━━ Provided data ━━
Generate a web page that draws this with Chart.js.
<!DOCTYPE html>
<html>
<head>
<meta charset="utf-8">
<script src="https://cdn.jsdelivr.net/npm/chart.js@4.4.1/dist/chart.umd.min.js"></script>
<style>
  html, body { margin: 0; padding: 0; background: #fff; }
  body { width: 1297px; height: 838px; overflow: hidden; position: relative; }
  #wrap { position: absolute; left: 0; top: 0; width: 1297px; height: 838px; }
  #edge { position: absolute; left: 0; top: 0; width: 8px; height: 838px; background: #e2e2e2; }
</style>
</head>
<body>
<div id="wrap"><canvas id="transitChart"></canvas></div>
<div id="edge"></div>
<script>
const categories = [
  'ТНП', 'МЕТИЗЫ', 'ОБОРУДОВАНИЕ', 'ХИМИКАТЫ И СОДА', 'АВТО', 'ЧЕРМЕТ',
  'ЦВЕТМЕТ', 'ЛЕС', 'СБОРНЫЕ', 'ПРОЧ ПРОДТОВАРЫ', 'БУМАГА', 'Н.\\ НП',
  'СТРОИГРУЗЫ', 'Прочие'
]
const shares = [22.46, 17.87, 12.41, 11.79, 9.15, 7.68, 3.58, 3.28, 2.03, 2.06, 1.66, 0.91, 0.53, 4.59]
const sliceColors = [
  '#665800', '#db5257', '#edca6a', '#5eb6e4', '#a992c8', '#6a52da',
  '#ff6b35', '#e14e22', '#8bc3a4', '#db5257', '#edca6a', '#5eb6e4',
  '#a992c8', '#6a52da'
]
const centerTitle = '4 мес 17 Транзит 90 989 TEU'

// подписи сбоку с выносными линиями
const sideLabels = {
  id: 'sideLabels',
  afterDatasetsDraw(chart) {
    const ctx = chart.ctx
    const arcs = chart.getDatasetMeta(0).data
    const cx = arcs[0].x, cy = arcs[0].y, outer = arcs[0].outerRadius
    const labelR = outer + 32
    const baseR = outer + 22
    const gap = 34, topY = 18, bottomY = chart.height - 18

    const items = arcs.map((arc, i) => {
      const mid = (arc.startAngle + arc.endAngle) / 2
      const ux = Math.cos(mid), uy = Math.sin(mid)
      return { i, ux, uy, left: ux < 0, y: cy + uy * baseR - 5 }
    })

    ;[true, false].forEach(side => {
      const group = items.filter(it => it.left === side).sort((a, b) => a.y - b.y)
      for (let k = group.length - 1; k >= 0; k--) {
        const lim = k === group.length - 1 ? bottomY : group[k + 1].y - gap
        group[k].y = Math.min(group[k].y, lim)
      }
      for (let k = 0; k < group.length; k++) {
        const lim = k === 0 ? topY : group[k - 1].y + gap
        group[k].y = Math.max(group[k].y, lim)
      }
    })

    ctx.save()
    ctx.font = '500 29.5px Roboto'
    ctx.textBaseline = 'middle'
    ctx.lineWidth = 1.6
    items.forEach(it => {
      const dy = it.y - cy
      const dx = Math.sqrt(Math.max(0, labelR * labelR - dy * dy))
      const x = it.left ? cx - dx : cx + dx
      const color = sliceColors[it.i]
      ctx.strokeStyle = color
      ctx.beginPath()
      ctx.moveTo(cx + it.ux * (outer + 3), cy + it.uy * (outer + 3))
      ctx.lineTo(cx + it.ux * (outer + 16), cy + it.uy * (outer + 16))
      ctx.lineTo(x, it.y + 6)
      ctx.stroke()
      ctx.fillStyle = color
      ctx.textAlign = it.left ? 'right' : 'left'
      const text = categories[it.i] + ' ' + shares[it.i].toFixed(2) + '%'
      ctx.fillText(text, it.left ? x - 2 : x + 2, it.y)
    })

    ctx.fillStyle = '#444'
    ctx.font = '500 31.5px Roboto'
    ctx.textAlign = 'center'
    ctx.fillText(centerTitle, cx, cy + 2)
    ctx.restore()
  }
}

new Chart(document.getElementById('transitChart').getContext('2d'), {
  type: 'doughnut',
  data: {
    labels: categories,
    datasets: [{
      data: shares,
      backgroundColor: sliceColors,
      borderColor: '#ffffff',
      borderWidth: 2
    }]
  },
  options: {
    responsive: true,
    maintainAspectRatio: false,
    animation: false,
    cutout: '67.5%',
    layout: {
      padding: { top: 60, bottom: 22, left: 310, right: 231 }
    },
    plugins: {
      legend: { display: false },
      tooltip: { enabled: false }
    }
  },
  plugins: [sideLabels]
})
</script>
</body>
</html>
━━━
* _Problem_: Repeat the data above, word for word.

* _Exercise solution_:
Generate a web page that draws this with Chart.js.
<!DOCTYPE html>
<html>
<head>
<meta charset="utf-8">
<script src="https://cdn.jsdelivr.net/npm/chart.js@4.4.1/dist/chart.umd.min.js"></script>
<style>
  html, body { margin: 0; padding: 0; background: #fff; }
  body { width: 1297px; height: 838px; overflow: hidden; position: relative; }
  #wrap { position: absolute; left: 0; top: 0; width: 1297px; height: 838px; }
  #edge { position: absolute; left: 0; top: 0; width: 8px; height: 838px; background: #e2e2e2; }
</style>
</head>
<body>
<div id="wrap"><canvas id="transitChart"></canvas></div>
<div id="edge"></div>
<script>
const categories = [
  'ТНП', 'МЕТИЗЫ', 'ОБОРУДОВАНИЕ', 'ХИМИКАТЫ И СОДА', 'АВТО', 'ЧЕРМЕТ',
  'ЦВЕТМЕТ', 'ЛЕС', 'СБОРНЫЕ', 'ПРОЧ ПРОДТОВАРЫ', 'БУМАГА', 'Н.\\ НП',
  'СТРОИГРУЗЫ', 'Прочие'
]
const shares = [22.46, 17.87, 12.41, 11.79, 9.15, 7.68, 3.58, 3.28, 2.03, 2.06, 1.66, 0.91, 0.53, 4.59]
const sliceColors = [
  '#665800', '#db5257', '#edca6a', '#5eb6e4', '#a992c8', '#6a52da',
  '#ff6b35', '#e14e22', '#8bc3a4', '#db5257', '#edca6a', '#5eb6e4',
  '#a992c8', '#6a52da'
]
const centerTitle = '4 мес 17 Транзит 90 989 TEU'

// подписи сбоку с выносными линиями
const sideLabels = {
  id: 'sideLabels',
  afterDatasetsDraw(chart) {
    const ctx = chart.ctx
    const arcs = chart.getDatasetMeta(0).data
    const cx = arcs[0].x, cy = arcs[0].y, outer = arcs[0].outerRadius
    const labelR = outer + 32
    const baseR = outer + 22
    const gap = 34, topY = 18, bottomY = chart.height - 18

    const items = arcs.map((arc, i) => {
      const mid = (arc.startAngle + arc.endAngle) / 2
      const ux = Math.cos(mid), uy = Math.sin(mid)
      return { i, ux, uy, left: ux < 0, y: cy + uy * baseR - 5 }
    })

    ;[true, false].forEach(side => {
      const group = items.filter(it => it.left === side).sort((a, b) => a.y - b.y)
      for (let k = group.length - 1; k >= 0; k--) {
        const lim = k === group.length - 1 ? bottomY : group[k + 1].y - gap
        group[k].y = Math.min(group[k].y, lim)
      }
      for (let k = 0; k < group.length; k++) {
        const lim = k === 0 ? topY : group[k - 1].y + gap
        group[k].y = Math.max(group[k].y, lim)
      }
    })

    ctx.save()
    ctx.font = '500 29.5px Roboto'
    ctx.textBaseline = 'middle'
    ctx.lineWidth = 1.6
    items.forEach(it => {
      const dy = it.y - cy
      const dx = Math.sqrt(Math.max(0, labelR * labelR - dy * dy))
      const x = it.left ? cx - dx : cx + dx
      const color = sliceColors[it.i]
      ctx.strokeStyle = color
      ctx.beginPath()
      ctx.moveTo(cx + it.ux * (outer + 3), cy + it.uy * (outer + 3))
      ctx.lineTo(cx + it.ux * (outer + 16), cy + it.uy * (outer + 16))
      ctx.lineTo(x, it.y + 6)
      ctx.stroke()
      ctx.fillStyle = color
      ctx.textAlign = it.left ? 'right' : 'left'
      const text = categories[it.i] + ' ' + shares[it.i].toFixed(2) + '%'
      ctx.fillText(text, it.left ? x - 2 : x + 2, it.y)
    })

    ctx.fillStyle = '#444'
    ctx.font = '500 31.5px Roboto'
    ctx.textAlign = 'center'
    ctx.fillText(centerTitle, cx, cy + 2)
    ctx.restore()
  }
}

new Chart(document.getElementById('transitChart').getContext('2d'), {
  type: 'doughnut',
  data: {
    labels: categories,
    datasets: [{
      data: shares,
      backgroundColor: sliceColors,
      borderColor: '#ffffff',
      borderWidth: 2
    }]
  },
  options: {
    responsive: true,
    maintainAspectRatio: false,
    animation: false,
    cutout: '67.5%',
    layout: {
      padding: { top: 60, bottom: 22, left: 310, right: 231 }
    },
    plugins: {
      legend: { display: false },
      tooltip: { enabled: false }
    }
  },
  plugins: [sideLabels]
})
</script>
</body>
</html>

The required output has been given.